EXERCISE OBJECTIVE: Exactly as written, write out the lines below from the first to the one containing "import plotly.graph_objects as go", inclusive. Pictures do not belong in the copy.

RAW DATA:
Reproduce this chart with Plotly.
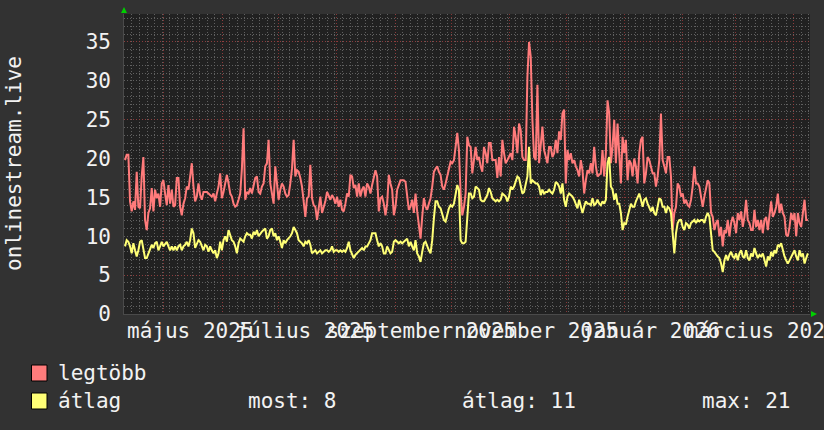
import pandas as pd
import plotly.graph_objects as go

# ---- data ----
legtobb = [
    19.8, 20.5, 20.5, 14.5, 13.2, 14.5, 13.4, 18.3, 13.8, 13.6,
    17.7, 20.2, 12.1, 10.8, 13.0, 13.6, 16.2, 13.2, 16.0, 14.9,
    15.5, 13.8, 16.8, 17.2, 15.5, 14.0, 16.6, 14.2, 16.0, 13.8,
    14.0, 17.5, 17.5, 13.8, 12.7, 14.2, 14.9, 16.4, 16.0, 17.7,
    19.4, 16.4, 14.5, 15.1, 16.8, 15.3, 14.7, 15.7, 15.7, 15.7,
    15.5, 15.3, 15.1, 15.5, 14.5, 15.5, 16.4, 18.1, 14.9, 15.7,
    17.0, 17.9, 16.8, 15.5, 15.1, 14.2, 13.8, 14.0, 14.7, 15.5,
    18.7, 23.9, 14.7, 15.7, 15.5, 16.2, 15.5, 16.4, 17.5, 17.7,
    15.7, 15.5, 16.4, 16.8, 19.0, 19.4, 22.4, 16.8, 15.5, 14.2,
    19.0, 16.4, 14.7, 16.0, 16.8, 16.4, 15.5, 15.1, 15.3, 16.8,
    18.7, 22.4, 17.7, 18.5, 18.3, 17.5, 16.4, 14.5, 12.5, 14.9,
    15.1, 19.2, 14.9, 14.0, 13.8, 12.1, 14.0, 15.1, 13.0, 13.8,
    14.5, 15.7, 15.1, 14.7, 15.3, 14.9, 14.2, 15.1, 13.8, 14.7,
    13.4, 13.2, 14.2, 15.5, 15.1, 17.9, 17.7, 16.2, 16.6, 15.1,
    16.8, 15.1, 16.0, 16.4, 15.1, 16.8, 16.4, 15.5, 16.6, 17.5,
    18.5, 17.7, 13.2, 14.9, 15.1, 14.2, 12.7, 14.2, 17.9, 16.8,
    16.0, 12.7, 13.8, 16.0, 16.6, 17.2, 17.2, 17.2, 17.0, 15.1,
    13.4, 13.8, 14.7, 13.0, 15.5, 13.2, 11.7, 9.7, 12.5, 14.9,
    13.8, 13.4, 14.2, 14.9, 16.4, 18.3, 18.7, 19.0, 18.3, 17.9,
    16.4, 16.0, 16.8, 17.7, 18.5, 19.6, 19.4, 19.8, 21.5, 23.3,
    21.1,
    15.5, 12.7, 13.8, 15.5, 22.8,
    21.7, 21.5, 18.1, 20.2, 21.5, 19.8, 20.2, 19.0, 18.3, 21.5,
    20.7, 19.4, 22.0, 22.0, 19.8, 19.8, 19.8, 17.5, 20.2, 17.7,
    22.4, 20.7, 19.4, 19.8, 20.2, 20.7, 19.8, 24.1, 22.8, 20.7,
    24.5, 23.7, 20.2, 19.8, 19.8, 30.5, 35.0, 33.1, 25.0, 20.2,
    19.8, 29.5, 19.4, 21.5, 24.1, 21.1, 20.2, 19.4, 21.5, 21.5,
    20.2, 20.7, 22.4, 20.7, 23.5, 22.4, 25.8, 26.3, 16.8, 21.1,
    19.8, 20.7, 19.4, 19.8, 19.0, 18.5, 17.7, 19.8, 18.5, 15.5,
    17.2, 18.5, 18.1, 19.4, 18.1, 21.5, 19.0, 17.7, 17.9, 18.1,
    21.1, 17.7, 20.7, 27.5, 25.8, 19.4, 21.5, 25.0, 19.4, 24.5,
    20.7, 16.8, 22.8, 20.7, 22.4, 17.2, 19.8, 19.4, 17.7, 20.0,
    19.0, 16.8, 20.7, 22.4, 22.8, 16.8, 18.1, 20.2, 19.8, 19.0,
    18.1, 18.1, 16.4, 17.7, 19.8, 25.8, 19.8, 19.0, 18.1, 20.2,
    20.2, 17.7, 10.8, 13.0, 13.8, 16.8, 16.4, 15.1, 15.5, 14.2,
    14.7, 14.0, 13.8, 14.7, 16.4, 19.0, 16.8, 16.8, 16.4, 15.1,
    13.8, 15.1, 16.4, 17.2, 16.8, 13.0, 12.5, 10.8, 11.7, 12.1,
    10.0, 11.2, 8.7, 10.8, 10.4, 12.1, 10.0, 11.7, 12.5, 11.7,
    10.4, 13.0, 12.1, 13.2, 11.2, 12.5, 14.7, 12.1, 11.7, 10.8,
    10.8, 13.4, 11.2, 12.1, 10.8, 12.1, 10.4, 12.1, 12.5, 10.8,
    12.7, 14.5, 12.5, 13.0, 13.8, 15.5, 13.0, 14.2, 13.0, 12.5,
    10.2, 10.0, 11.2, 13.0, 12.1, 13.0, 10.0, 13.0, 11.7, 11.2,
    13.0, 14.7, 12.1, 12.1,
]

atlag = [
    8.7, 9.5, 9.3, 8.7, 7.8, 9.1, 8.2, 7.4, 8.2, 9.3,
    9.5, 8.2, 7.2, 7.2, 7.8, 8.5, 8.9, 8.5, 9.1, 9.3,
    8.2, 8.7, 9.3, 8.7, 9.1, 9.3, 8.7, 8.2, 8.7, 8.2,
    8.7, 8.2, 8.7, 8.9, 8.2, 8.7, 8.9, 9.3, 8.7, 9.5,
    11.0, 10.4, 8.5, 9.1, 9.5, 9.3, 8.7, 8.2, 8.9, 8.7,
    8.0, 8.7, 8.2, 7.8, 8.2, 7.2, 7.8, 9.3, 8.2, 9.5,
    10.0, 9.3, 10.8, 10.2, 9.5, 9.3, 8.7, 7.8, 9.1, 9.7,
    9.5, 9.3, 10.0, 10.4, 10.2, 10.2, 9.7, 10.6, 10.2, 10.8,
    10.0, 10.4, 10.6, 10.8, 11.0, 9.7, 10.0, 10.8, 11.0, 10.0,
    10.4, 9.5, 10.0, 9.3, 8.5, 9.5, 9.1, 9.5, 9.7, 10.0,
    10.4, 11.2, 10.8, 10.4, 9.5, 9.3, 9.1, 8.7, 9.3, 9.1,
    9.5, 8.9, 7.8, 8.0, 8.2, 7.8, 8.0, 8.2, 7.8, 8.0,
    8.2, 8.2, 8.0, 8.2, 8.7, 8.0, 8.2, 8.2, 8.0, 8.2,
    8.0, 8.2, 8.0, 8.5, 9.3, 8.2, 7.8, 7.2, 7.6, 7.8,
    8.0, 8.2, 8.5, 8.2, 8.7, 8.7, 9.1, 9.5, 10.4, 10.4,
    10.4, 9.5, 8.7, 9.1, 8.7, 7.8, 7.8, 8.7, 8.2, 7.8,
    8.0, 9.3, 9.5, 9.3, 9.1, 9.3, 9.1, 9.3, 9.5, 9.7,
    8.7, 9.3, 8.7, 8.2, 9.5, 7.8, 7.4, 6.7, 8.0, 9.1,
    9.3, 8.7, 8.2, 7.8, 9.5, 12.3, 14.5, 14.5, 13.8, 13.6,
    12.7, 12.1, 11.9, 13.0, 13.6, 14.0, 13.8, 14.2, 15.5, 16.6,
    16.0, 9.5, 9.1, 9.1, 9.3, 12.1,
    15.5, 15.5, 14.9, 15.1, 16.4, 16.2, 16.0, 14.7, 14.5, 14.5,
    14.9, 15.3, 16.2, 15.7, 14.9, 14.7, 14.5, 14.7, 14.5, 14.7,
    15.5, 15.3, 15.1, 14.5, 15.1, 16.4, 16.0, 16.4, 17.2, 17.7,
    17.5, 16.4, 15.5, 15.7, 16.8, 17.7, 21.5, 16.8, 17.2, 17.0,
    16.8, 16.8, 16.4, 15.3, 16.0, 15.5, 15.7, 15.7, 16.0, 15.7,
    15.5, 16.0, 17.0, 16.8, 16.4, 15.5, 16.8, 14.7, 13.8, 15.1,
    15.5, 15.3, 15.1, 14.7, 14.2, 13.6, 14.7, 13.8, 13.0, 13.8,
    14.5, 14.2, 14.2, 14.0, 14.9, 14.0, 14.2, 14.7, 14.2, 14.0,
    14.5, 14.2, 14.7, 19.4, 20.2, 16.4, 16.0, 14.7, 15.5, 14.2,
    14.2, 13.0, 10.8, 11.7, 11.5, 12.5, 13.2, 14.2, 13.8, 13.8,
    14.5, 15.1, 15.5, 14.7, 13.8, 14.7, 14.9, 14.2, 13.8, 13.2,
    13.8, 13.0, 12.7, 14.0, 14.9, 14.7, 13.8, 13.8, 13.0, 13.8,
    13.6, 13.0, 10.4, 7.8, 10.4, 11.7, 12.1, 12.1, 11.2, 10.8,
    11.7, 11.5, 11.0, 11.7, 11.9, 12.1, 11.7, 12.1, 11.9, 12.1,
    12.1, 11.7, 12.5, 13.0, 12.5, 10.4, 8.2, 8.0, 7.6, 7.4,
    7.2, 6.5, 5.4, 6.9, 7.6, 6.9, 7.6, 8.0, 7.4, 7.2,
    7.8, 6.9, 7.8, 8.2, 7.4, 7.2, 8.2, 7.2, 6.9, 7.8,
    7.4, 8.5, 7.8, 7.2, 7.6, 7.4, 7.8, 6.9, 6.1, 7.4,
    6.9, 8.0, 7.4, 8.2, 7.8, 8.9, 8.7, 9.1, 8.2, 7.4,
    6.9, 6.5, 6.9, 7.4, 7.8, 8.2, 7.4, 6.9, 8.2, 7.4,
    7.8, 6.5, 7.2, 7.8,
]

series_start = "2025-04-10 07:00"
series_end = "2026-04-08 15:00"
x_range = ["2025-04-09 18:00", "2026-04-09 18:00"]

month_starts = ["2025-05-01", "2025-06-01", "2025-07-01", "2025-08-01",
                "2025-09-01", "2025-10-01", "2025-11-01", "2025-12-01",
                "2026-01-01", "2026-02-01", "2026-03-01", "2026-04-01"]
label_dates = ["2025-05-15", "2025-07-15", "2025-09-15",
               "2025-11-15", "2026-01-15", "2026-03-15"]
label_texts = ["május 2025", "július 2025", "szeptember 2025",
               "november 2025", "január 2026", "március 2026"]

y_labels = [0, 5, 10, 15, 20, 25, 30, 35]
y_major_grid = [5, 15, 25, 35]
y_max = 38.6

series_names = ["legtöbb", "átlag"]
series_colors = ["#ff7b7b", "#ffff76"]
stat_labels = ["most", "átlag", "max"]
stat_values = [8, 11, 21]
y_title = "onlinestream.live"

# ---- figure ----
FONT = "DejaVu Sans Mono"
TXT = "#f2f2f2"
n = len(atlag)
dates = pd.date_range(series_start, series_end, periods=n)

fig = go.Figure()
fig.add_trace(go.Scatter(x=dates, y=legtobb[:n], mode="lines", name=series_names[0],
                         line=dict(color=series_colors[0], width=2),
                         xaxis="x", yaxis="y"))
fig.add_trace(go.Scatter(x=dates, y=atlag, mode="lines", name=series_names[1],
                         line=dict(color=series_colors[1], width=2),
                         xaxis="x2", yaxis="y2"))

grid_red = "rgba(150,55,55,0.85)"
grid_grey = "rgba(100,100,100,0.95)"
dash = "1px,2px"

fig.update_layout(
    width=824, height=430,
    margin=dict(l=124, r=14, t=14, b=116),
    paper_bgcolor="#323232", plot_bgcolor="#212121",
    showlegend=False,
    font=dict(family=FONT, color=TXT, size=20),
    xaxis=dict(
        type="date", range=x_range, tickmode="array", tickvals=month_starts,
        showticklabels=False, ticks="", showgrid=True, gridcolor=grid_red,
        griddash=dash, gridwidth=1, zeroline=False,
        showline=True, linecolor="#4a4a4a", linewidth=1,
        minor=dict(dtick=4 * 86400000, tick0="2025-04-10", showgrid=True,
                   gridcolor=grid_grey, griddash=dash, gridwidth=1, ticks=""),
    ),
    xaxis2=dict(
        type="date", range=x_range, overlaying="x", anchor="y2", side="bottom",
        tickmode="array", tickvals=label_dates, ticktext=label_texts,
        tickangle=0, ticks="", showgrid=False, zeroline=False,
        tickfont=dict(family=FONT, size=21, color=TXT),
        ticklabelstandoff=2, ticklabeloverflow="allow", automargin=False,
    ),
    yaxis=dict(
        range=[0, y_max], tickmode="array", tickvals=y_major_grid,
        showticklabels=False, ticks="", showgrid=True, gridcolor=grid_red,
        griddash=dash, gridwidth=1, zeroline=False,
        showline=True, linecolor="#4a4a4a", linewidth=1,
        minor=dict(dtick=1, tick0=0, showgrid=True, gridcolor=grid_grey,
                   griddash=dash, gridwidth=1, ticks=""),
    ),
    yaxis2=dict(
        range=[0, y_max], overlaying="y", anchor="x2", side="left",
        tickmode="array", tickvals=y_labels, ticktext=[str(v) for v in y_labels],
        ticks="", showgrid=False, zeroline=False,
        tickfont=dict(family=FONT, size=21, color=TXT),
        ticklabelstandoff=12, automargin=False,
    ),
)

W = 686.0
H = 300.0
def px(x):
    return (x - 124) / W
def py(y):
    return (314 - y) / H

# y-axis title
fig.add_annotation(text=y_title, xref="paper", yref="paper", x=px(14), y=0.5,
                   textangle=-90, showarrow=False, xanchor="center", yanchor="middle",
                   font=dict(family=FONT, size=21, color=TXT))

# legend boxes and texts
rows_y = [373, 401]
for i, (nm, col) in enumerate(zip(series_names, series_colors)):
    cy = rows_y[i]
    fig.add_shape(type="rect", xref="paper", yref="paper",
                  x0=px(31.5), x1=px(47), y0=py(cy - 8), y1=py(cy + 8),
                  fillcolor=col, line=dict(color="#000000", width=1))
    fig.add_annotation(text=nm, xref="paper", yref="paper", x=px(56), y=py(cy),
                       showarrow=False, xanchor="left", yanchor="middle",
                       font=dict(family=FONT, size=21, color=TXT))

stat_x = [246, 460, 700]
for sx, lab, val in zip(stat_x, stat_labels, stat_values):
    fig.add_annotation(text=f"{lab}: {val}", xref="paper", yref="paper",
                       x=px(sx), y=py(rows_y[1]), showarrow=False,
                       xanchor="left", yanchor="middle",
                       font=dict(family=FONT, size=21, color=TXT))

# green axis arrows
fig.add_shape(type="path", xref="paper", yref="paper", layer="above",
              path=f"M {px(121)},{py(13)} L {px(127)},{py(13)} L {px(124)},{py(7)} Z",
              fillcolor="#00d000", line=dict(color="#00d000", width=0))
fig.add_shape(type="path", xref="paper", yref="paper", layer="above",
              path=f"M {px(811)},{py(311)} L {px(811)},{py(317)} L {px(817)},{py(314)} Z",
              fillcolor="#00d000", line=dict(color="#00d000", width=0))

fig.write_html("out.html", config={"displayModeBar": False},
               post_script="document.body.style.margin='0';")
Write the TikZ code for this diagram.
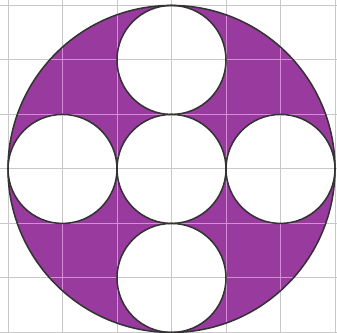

EXERCISE OUTPUT:
Reproduce this chart with Plotly.
import pandas as pd
import plotly.graph_objects as go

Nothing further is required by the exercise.